Work to be completed: Give the data below again exactly as written, without its pictures.

====

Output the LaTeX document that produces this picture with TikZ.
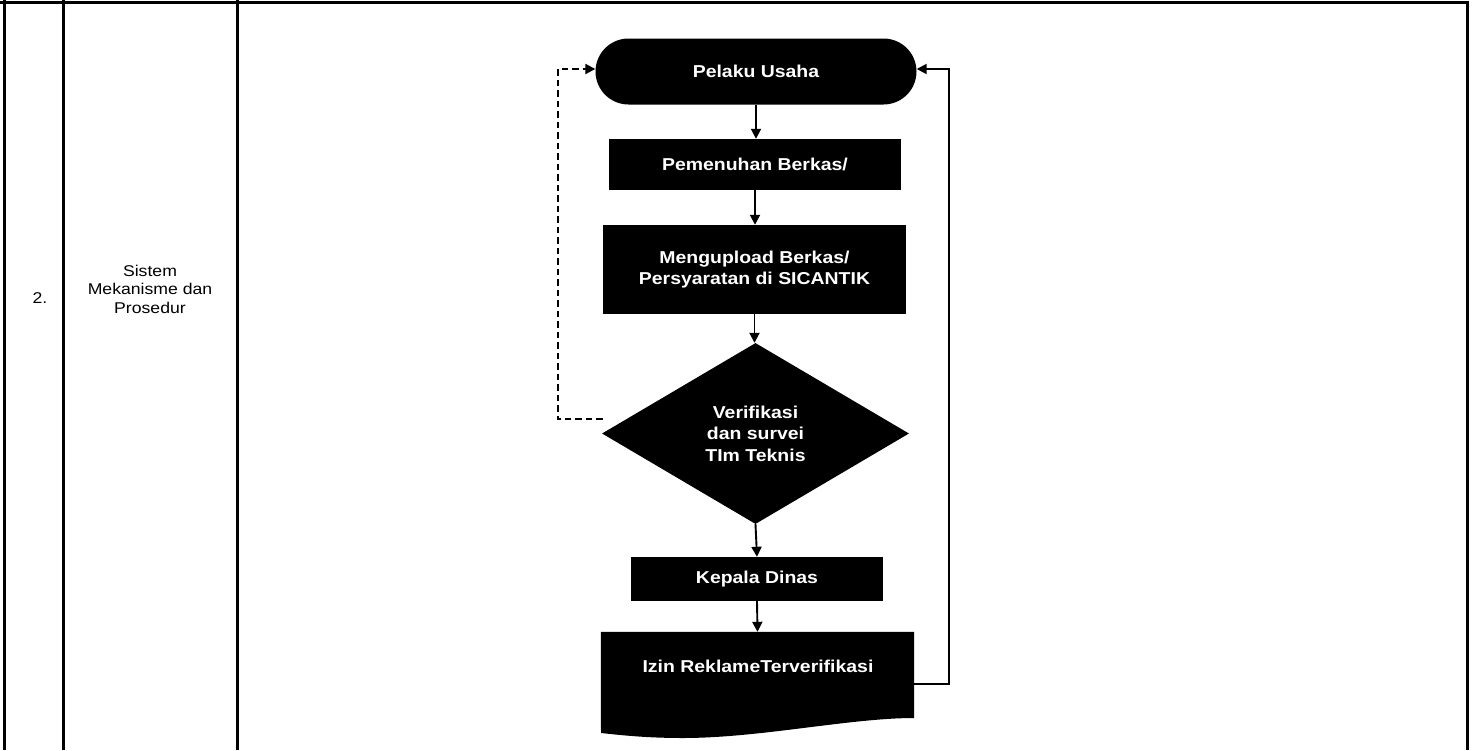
\documentclass[tikz,border=0pt]{standalone}
\usepackage{fontspec}
\setmainfont{Liberation Sans}[FakeStretch=1.13]
\usetikzlibrary{arrows.meta,shapes.geometric,calc}

\begin{document}
\begin{tikzpicture}[x=1pt,y=-1pt,
  tbl/.style={line width=3pt},
  blk/.style={fill=black, text=white, align=center, inner sep=0pt,
              font=\fontsize{17.2}{21.5}\selectfont\bfseries},
  plain/.style={align=center, inner sep=0pt, font=\fontsize{15.6}{18.5}\selectfont},
  conn/.style={line width=1.9pt, -{Triangle[length=10pt,width=10pt]}},
  dconn/.style={conn, dash pattern=on 6.5pt off 4pt}]

\useasboundingbox (0,0) rectangle (1473,750);

% table grid
\draw[tbl] (0,2.5) -- (1468.5,2.5);
\draw[tbl] (4.5,0) -- (4.5,750);
\draw[tbl] (63,0) -- (63,750);
\draw[tbl] (237.5,0) -- (237.5,750);
\draw[tbl] (1467,1) -- (1467,750);

% row labels
\node[plain] (num) at (40,298) {2.};
\node[plain] (lbl) at (150,289) {Sistem\\Mekanisme dan\\Prosedur};

% flow steps
\node[blk, rounded corners=33pt, minimum width=321pt, minimum height=66pt] (term) at (756,71.5) {Pelaku Usaha};
\node[blk, minimum width=292pt, minimum height=51pt] (pb) at (755,164.5) {Pemenuhan Berkas/};
\node[blk, minimum width=303pt, minimum height=89pt] (up) at (754.5,269.5) {Mengupload Berkas/\\Persyaratan di SICANTIK};
\node[blk, diamond, minimum width=307pt, minimum height=181pt] (dia) at (755.5,433.5) {Verifikasi\\dan survei\\TIm Teknis};
\node[blk, minimum width=252pt, minimum height=44pt] (kd) at (757,579) {Kepala Dinas};

% document shape with wavy bottom
\node[minimum width=313pt, minimum height=104pt, inner sep=0pt] (doc) at (757.5,684) {};
\fill (doc.north west) -- (doc.north east) -- (914,718)
  .. controls (850,718) and (760,738) .. (683,738)
  .. controls (645,738) and (620,735) .. (601,733) -- cycle;
\node[text=white, inner sep=0pt, font=\fontsize{17.2}{21.5}\selectfont\bfseries] (doct) at (758,666) {Izin ReklameTerverifikasi};

% connectors
\draw[conn] (term.south) -- (term.south |- pb.north);
\draw[conn] (pb.south) -- (pb.south |- up.north);
\draw[conn] (up.south) -- (up.south |- dia.north);
\draw[conn] (dia.south) -- (kd.north);
\draw[conn] (kd.south) -- (doc.north);

\coordinate (dl) at ($(dia.west)+(1,-14.5)$);
\draw[dconn] (dl) -- ++(-45,0) |- ($(term.west)+(0,-2.5)$);
\draw[conn] (doc.east) -- ++(35,0) |- ($(term.east)+(0,-2.5)$);
\end{tikzpicture}
\end{document}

====

Finished answer:
Output the LaTeX document that produces this picture with TikZ.
\documentclass[tikz,border=0pt]{standalone}
\usepackage{fontspec}
\setmainfont{Liberation Sans}[FakeStretch=1.13]
\usetikzlibrary{arrows.meta,shapes.geometric,calc}

\begin{document}
\begin{tikzpicture}[x=1pt,y=-1pt,
  tbl/.style={line width=3pt},
  blk/.style={fill=black, text=white, align=center, inner sep=0pt,
              font=\fontsize{17.2}{21.5}\selectfont\bfseries},
  plain/.style={align=center, inner sep=0pt, font=\fontsize{15.6}{18.5}\selectfont},
  conn/.style={line width=1.9pt, -{Triangle[length=10pt,width=10pt]}},
  dconn/.style={conn, dash pattern=on 6.5pt off 4pt}]

\useasboundingbox (0,0) rectangle (1473,750);

% table grid
\draw[tbl] (0,2.5) -- (1468.5,2.5);
\draw[tbl] (4.5,0) -- (4.5,750);
\draw[tbl] (63,0) -- (63,750);
\draw[tbl] (237.5,0) -- (237.5,750);
\draw[tbl] (1467,1) -- (1467,750);

% row labels
\node[plain] (num) at (40,298) {2.};
\node[plain] (lbl) at (150,289) {Sistem\\Mekanisme dan\\Prosedur};

% flow steps
\node[blk, rounded corners=33pt, minimum width=321pt, minimum height=66pt] (term) at (756,71.5) {Pelaku Usaha};
\node[blk, minimum width=292pt, minimum height=51pt] (pb) at (755,164.5) {Pemenuhan Berkas/};
\node[blk, minimum width=303pt, minimum height=89pt] (up) at (754.5,269.5) {Mengupload Berkas/\\Persyaratan di SICANTIK};
\node[blk, diamond, minimum width=307pt, minimum height=181pt] (dia) at (755.5,433.5) {Verifikasi\\dan survei\\TIm Teknis};
\node[blk, minimum width=252pt, minimum height=44pt] (kd) at (757,579) {Kepala Dinas};

% document shape with wavy bottom
\node[minimum width=313pt, minimum height=104pt, inner sep=0pt] (doc) at (757.5,684) {};
\fill (doc.north west) -- (doc.north east) -- (914,718)
  .. controls (850,718) and (760,738) .. (683,738)
  .. controls (645,738) and (620,735) .. (601,733) -- cycle;
\node[text=white, inner sep=0pt, font=\fontsize{17.2}{21.5}\selectfont\bfseries] (doct) at (758,666) {Izin ReklameTerverifikasi};

% connectors
\draw[conn] (term.south) -- (term.south |- pb.north);
\draw[conn] (pb.south) -- (pb.south |- up.north);
\draw[conn] (up.south) -- (up.south |- dia.north);
\draw[conn] (dia.south) -- (kd.north);
\draw[conn] (kd.south) -- (doc.north);

\coordinate (dl) at ($(dia.west)+(1,-14.5)$);
\draw[dconn] (dl) -- ++(-45,0) |- ($(term.west)+(0,-2.5)$);
\draw[conn] (doc.east) -- ++(35,0) |- ($(term.east)+(0,-2.5)$);
\end{tikzpicture}
\end{document}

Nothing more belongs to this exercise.